To be done: Without the pictures, output the records below word for word.

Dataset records
"""
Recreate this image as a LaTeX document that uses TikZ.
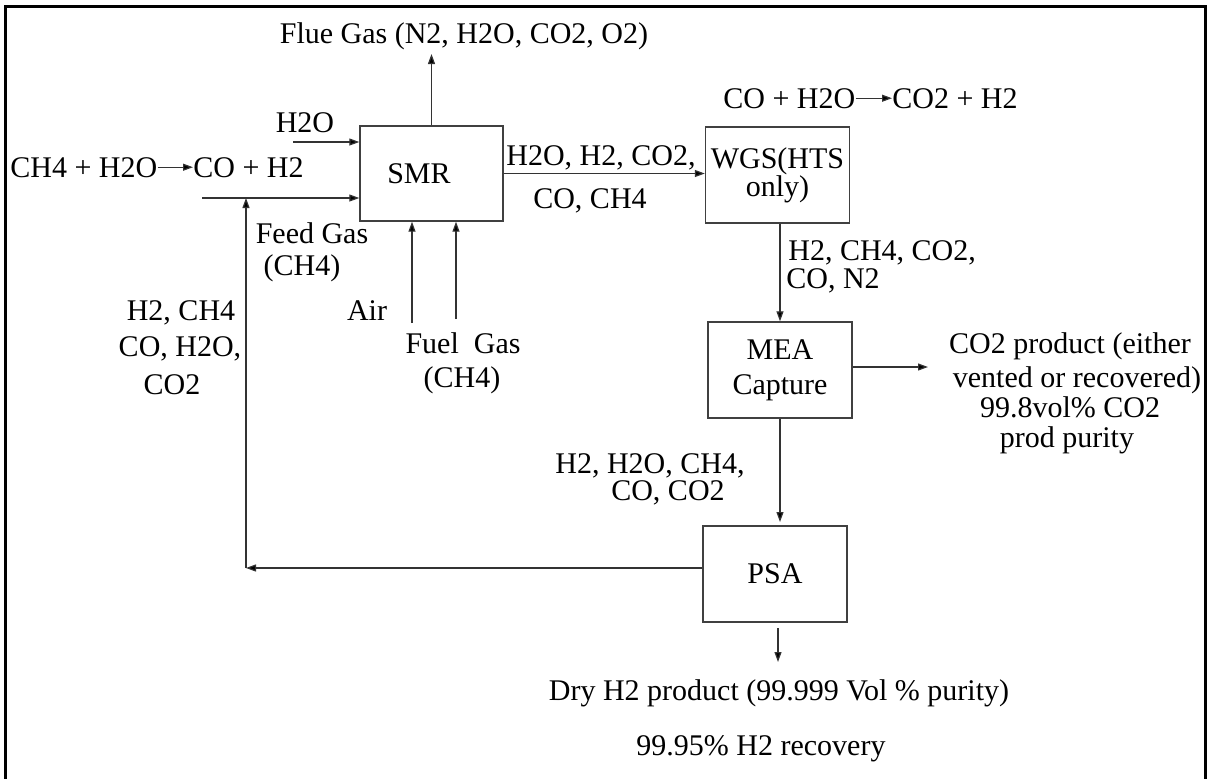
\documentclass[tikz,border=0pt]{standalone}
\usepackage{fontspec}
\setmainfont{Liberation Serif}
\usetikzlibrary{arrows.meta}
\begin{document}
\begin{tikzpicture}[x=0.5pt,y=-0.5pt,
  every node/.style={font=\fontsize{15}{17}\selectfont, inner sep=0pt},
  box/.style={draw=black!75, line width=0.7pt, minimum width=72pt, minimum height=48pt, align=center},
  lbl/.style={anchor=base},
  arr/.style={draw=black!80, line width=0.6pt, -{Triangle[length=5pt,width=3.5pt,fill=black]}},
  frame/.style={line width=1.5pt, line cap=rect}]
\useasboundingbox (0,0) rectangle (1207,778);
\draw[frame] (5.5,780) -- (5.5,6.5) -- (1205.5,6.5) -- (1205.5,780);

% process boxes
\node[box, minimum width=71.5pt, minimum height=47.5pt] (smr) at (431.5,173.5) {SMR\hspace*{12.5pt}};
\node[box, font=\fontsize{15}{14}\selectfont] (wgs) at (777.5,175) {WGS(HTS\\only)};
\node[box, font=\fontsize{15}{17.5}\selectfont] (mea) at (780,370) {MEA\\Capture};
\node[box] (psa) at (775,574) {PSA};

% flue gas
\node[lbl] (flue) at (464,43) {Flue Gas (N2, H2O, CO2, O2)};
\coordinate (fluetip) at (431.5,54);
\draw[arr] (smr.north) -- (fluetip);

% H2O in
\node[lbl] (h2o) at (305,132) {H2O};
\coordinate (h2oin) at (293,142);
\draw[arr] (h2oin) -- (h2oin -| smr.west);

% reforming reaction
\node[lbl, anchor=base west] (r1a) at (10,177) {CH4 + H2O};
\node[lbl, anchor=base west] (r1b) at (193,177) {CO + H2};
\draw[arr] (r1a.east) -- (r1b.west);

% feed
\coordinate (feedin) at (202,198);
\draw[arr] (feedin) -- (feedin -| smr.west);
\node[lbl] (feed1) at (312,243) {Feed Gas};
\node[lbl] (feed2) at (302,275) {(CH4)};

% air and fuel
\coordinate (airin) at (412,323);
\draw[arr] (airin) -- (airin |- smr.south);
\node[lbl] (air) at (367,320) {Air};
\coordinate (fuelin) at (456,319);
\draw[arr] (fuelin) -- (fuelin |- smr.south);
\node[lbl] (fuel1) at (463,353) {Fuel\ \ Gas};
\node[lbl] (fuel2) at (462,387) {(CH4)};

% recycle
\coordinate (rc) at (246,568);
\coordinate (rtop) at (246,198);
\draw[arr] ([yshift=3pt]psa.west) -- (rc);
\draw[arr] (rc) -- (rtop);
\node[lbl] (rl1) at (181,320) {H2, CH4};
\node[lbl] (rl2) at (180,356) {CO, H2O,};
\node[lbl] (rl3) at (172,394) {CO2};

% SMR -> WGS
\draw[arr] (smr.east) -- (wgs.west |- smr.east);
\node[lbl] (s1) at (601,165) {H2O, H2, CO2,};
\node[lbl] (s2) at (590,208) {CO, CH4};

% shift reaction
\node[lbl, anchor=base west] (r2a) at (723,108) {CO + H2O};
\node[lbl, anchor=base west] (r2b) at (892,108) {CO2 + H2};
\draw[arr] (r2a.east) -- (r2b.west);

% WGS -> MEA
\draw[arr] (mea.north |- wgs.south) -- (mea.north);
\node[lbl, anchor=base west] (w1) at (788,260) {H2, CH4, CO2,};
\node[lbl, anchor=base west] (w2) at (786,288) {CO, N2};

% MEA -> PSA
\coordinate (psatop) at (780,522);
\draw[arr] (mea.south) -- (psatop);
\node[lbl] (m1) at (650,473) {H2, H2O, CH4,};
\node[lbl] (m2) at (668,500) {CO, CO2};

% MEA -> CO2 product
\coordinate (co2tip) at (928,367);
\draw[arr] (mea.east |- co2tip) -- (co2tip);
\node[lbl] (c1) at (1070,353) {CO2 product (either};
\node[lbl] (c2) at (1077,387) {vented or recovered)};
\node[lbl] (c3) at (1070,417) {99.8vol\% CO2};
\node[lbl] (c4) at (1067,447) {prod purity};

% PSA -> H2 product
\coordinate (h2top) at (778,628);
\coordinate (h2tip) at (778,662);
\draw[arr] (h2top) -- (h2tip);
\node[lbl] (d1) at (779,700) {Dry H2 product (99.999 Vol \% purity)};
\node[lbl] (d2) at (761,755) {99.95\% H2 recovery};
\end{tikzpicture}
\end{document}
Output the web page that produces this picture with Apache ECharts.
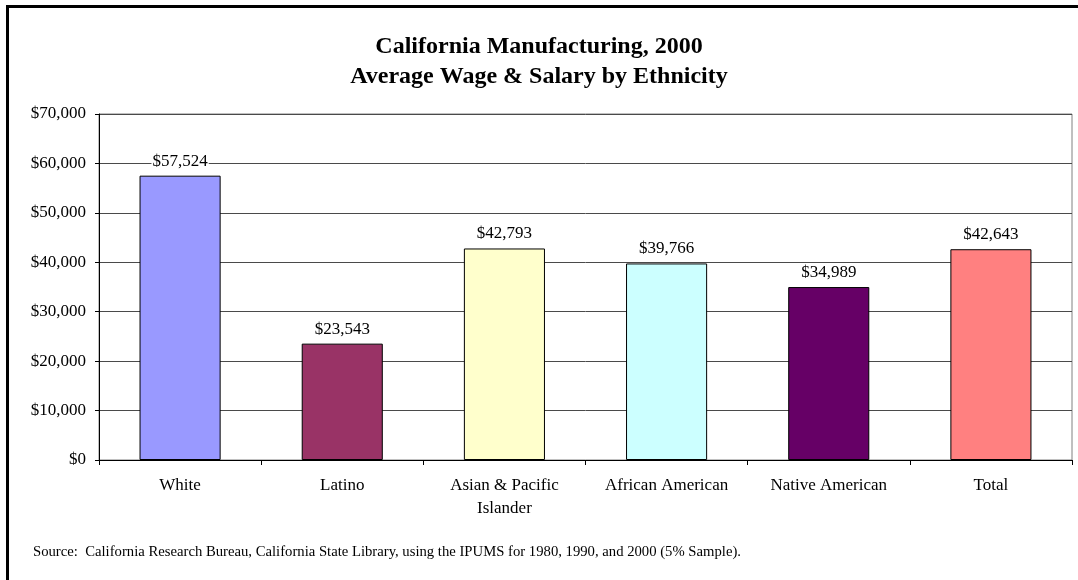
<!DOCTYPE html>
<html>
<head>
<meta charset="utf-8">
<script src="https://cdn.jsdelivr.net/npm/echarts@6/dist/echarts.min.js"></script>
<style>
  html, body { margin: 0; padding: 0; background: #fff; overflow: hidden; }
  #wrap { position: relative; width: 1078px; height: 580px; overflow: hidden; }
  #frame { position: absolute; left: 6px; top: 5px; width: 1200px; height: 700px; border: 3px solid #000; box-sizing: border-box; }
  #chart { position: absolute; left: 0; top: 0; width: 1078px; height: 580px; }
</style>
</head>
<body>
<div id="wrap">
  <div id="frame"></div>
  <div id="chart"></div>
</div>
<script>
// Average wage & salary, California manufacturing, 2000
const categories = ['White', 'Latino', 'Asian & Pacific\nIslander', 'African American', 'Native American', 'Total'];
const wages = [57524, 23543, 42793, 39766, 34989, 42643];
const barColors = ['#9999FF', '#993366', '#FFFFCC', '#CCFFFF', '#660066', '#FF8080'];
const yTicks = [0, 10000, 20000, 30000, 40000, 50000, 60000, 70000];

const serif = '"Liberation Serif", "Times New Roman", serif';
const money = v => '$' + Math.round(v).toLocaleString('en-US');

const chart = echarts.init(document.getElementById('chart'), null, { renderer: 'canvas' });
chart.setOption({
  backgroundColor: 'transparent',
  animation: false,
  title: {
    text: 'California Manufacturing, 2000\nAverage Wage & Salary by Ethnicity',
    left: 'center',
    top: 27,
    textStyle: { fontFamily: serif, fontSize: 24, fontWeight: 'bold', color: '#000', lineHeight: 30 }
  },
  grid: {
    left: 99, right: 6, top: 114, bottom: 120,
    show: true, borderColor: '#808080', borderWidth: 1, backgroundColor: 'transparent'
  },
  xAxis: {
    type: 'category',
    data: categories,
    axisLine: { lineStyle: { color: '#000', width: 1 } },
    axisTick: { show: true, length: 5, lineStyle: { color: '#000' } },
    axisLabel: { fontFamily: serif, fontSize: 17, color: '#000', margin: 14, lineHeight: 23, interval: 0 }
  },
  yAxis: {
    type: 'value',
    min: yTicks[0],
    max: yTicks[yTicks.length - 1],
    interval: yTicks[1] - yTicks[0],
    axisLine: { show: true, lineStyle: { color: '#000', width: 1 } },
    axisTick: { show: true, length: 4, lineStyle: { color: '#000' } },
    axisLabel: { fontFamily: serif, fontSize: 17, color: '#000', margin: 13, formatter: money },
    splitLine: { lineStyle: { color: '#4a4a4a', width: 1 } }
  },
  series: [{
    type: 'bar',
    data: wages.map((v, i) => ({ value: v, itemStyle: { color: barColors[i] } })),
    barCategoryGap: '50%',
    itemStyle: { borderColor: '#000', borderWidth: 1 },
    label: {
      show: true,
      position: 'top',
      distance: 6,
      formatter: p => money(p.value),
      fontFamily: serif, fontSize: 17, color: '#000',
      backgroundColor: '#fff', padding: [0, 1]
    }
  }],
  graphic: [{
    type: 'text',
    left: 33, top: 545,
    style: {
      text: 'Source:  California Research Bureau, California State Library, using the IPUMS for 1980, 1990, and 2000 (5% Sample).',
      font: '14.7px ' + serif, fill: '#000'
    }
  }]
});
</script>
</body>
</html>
"""
Problem solution:
Recreate this image as a LaTeX document that uses TikZ.
\documentclass[tikz,border=0pt]{standalone}
\usepackage{fontspec}
\setmainfont{Liberation Serif}
\usetikzlibrary{arrows.meta}
\begin{document}
\begin{tikzpicture}[x=0.5pt,y=-0.5pt,
  every node/.style={font=\fontsize{15}{17}\selectfont, inner sep=0pt},
  box/.style={draw=black!75, line width=0.7pt, minimum width=72pt, minimum height=48pt, align=center},
  lbl/.style={anchor=base},
  arr/.style={draw=black!80, line width=0.6pt, -{Triangle[length=5pt,width=3.5pt,fill=black]}},
  frame/.style={line width=1.5pt, line cap=rect}]
\useasboundingbox (0,0) rectangle (1207,778);
\draw[frame] (5.5,780) -- (5.5,6.5) -- (1205.5,6.5) -- (1205.5,780);

% process boxes
\node[box, minimum width=71.5pt, minimum height=47.5pt] (smr) at (431.5,173.5) {SMR\hspace*{12.5pt}};
\node[box, font=\fontsize{15}{14}\selectfont] (wgs) at (777.5,175) {WGS(HTS\\only)};
\node[box, font=\fontsize{15}{17.5}\selectfont] (mea) at (780,370) {MEA\\Capture};
\node[box] (psa) at (775,574) {PSA};

% flue gas
\node[lbl] (flue) at (464,43) {Flue Gas (N2, H2O, CO2, O2)};
\coordinate (fluetip) at (431.5,54);
\draw[arr] (smr.north) -- (fluetip);

% H2O in
\node[lbl] (h2o) at (305,132) {H2O};
\coordinate (h2oin) at (293,142);
\draw[arr] (h2oin) -- (h2oin -| smr.west);

% reforming reaction
\node[lbl, anchor=base west] (r1a) at (10,177) {CH4 + H2O};
\node[lbl, anchor=base west] (r1b) at (193,177) {CO + H2};
\draw[arr] (r1a.east) -- (r1b.west);

% feed
\coordinate (feedin) at (202,198);
\draw[arr] (feedin) -- (feedin -| smr.west);
\node[lbl] (feed1) at (312,243) {Feed Gas};
\node[lbl] (feed2) at (302,275) {(CH4)};

% air and fuel
\coordinate (airin) at (412,323);
\draw[arr] (airin) -- (airin |- smr.south);
\node[lbl] (air) at (367,320) {Air};
\coordinate (fuelin) at (456,319);
\draw[arr] (fuelin) -- (fuelin |- smr.south);
\node[lbl] (fuel1) at (463,353) {Fuel\ \ Gas};
\node[lbl] (fuel2) at (462,387) {(CH4)};

% recycle
\coordinate (rc) at (246,568);
\coordinate (rtop) at (246,198);
\draw[arr] ([yshift=3pt]psa.west) -- (rc);
\draw[arr] (rc) -- (rtop);
\node[lbl] (rl1) at (181,320) {H2, CH4};
\node[lbl] (rl2) at (180,356) {CO, H2O,};
\node[lbl] (rl3) at (172,394) {CO2};

% SMR -> WGS
\draw[arr] (smr.east) -- (wgs.west |- smr.east);
\node[lbl] (s1) at (601,165) {H2O, H2, CO2,};
\node[lbl] (s2) at (590,208) {CO, CH4};

% shift reaction
\node[lbl, anchor=base west] (r2a) at (723,108) {CO + H2O};
\node[lbl, anchor=base west] (r2b) at (892,108) {CO2 + H2};
\draw[arr] (r2a.east) -- (r2b.west);

% WGS -> MEA
\draw[arr] (mea.north |- wgs.south) -- (mea.north);
\node[lbl, anchor=base west] (w1) at (788,260) {H2, CH4, CO2,};
\node[lbl, anchor=base west] (w2) at (786,288) {CO, N2};

% MEA -> PSA
\coordinate (psatop) at (780,522);
\draw[arr] (mea.south) -- (psatop);
\node[lbl] (m1) at (650,473) {H2, H2O, CH4,};
\node[lbl] (m2) at (668,500) {CO, CO2};

% MEA -> CO2 product
\coordinate (co2tip) at (928,367);
\draw[arr] (mea.east |- co2tip) -- (co2tip);
\node[lbl] (c1) at (1070,353) {CO2 product (either};
\node[lbl] (c2) at (1077,387) {vented or recovered)};
\node[lbl] (c3) at (1070,417) {99.8vol\% CO2};
\node[lbl] (c4) at (1067,447) {prod purity};

% PSA -> H2 product
\coordinate (h2top) at (778,628);
\coordinate (h2tip) at (778,662);
\draw[arr] (h2top) -- (h2tip);
\node[lbl] (d1) at (779,700) {Dry H2 product (99.999 Vol \% purity)};
\node[lbl] (d2) at (761,755) {99.95\% H2 recovery};
\end{tikzpicture}
\end{document}
Output the web page that produces this picture with Apache ECharts.
<!DOCTYPE html>
<html>
<head>
<meta charset="utf-8">
<script src="https://cdn.jsdelivr.net/npm/echarts@6/dist/echarts.min.js"></script>
<style>
  html, body { margin: 0; padding: 0; background: #fff; overflow: hidden; }
  #wrap { position: relative; width: 1078px; height: 580px; overflow: hidden; }
  #frame { position: absolute; left: 6px; top: 5px; width: 1200px; height: 700px; border: 3px solid #000; box-sizing: border-box; }
  #chart { position: absolute; left: 0; top: 0; width: 1078px; height: 580px; }
</style>
</head>
<body>
<div id="wrap">
  <div id="frame"></div>
  <div id="chart"></div>
</div>
<script>
// Average wage & salary, California manufacturing, 2000
const categories = ['White', 'Latino', 'Asian & Pacific\nIslander', 'African American', 'Native American', 'Total'];
const wages = [57524, 23543, 42793, 39766, 34989, 42643];
const barColors = ['#9999FF', '#993366', '#FFFFCC', '#CCFFFF', '#660066', '#FF8080'];
const yTicks = [0, 10000, 20000, 30000, 40000, 50000, 60000, 70000];

const serif = '"Liberation Serif", "Times New Roman", serif';
const money = v => '$' + Math.round(v).toLocaleString('en-US');

const chart = echarts.init(document.getElementById('chart'), null, { renderer: 'canvas' });
chart.setOption({
  backgroundColor: 'transparent',
  animation: false,
  title: {
    text: 'California Manufacturing, 2000\nAverage Wage & Salary by Ethnicity',
    left: 'center',
    top: 27,
    textStyle: { fontFamily: serif, fontSize: 24, fontWeight: 'bold', color: '#000', lineHeight: 30 }
  },
  grid: {
    left: 99, right: 6, top: 114, bottom: 120,
    show: true, borderColor: '#808080', borderWidth: 1, backgroundColor: 'transparent'
  },
  xAxis: {
    type: 'category',
    data: categories,
    axisLine: { lineStyle: { color: '#000', width: 1 } },
    axisTick: { show: true, length: 5, lineStyle: { color: '#000' } },
    axisLabel: { fontFamily: serif, fontSize: 17, color: '#000', margin: 14, lineHeight: 23, interval: 0 }
  },
  yAxis: {
    type: 'value',
    min: yTicks[0],
    max: yTicks[yTicks.length - 1],
    interval: yTicks[1] - yTicks[0],
    axisLine: { show: true, lineStyle: { color: '#000', width: 1 } },
    axisTick: { show: true, length: 4, lineStyle: { color: '#000' } },
    axisLabel: { fontFamily: serif, fontSize: 17, color: '#000', margin: 13, formatter: money },
    splitLine: { lineStyle: { color: '#4a4a4a', width: 1 } }
  },
  series: [{
    type: 'bar',
    data: wages.map((v, i) => ({ value: v, itemStyle: { color: barColors[i] } })),
    barCategoryGap: '50%',
    itemStyle: { borderColor: '#000', borderWidth: 1 },
    label: {
      show: true,
      position: 'top',
      distance: 6,
      formatter: p => money(p.value),
      fontFamily: serif, fontSize: 17, color: '#000',
      backgroundColor: '#fff', padding: [0, 1]
    }
  }],
  graphic: [{
    type: 'text',
    left: 33, top: 545,
    style: {
      text: 'Source:  California Research Bureau, California State Library, using the IPUMS for 1980, 1990, and 2000 (5% Sample).',
      font: '14.7px ' + serif, fill: '#000'
    }
  }]
});
</script>
</body>
</html>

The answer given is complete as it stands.